COLLECTED DATA:
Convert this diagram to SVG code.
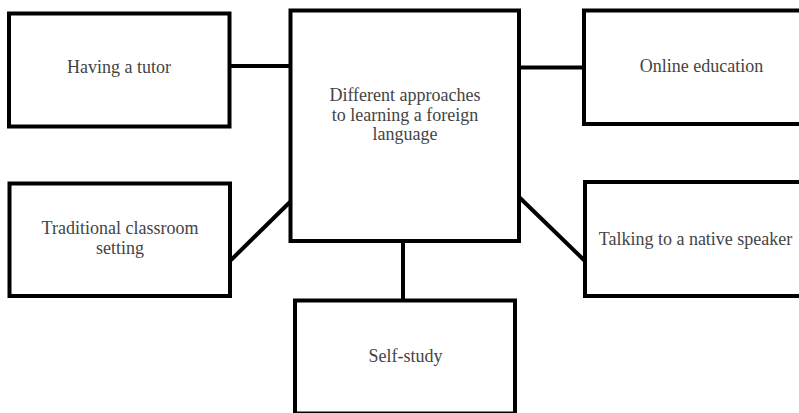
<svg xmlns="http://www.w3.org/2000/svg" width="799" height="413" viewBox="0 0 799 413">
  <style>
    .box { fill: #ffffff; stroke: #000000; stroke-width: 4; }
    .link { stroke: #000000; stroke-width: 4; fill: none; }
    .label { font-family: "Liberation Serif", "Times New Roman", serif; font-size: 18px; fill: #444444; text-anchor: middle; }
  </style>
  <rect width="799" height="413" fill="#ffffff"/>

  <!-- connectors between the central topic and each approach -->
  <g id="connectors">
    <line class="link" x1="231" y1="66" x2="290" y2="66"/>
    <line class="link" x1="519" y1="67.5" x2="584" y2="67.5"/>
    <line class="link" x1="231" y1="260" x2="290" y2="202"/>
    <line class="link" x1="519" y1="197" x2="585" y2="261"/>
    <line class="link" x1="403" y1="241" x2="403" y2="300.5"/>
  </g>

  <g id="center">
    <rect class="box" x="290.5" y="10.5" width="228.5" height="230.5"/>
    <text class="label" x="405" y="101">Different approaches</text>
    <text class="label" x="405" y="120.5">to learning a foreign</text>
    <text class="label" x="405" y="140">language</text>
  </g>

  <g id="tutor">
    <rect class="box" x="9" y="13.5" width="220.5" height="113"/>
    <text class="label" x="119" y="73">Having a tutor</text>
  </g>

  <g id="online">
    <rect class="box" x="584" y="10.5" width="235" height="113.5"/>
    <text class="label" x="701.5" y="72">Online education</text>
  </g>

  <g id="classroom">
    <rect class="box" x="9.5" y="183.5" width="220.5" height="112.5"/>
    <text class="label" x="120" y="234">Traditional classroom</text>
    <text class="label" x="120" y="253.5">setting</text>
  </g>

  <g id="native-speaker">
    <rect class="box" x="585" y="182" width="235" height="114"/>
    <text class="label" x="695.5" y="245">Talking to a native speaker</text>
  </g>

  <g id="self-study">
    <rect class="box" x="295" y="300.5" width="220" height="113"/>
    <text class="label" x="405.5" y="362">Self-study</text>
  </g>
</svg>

TO DO: From start to finish, output the listing exactly, but omit its pictures.

TASK RESULT:
Convert this diagram to SVG code.
<svg xmlns="http://www.w3.org/2000/svg" width="799" height="413" viewBox="0 0 799 413">
  <style>
    .box { fill: #ffffff; stroke: #000000; stroke-width: 4; }
    .link { stroke: #000000; stroke-width: 4; fill: none; }
    .label { font-family: "Liberation Serif", "Times New Roman", serif; font-size: 18px; fill: #444444; text-anchor: middle; }
  </style>
  <rect width="799" height="413" fill="#ffffff"/>

  <!-- connectors between the central topic and each approach -->
  <g id="connectors">
    <line class="link" x1="231" y1="66" x2="290" y2="66"/>
    <line class="link" x1="519" y1="67.5" x2="584" y2="67.5"/>
    <line class="link" x1="231" y1="260" x2="290" y2="202"/>
    <line class="link" x1="519" y1="197" x2="585" y2="261"/>
    <line class="link" x1="403" y1="241" x2="403" y2="300.5"/>
  </g>

  <g id="center">
    <rect class="box" x="290.5" y="10.5" width="228.5" height="230.5"/>
    <text class="label" x="405" y="101">Different approaches</text>
    <text class="label" x="405" y="120.5">to learning a foreign</text>
    <text class="label" x="405" y="140">language</text>
  </g>

  <g id="tutor">
    <rect class="box" x="9" y="13.5" width="220.5" height="113"/>
    <text class="label" x="119" y="73">Having a tutor</text>
  </g>

  <g id="online">
    <rect class="box" x="584" y="10.5" width="235" height="113.5"/>
    <text class="label" x="701.5" y="72">Online education</text>
  </g>

  <g id="classroom">
    <rect class="box" x="9.5" y="183.5" width="220.5" height="112.5"/>
    <text class="label" x="120" y="234">Traditional classroom</text>
    <text class="label" x="120" y="253.5">setting</text>
  </g>

  <g id="native-speaker">
    <rect class="box" x="585" y="182" width="235" height="114"/>
    <text class="label" x="695.5" y="245">Talking to a native speaker</text>
  </g>

  <g id="self-study">
    <rect class="box" x="295" y="300.5" width="220" height="113"/>
    <text class="label" x="405.5" y="362">Self-study</text>
  </g>
</svg>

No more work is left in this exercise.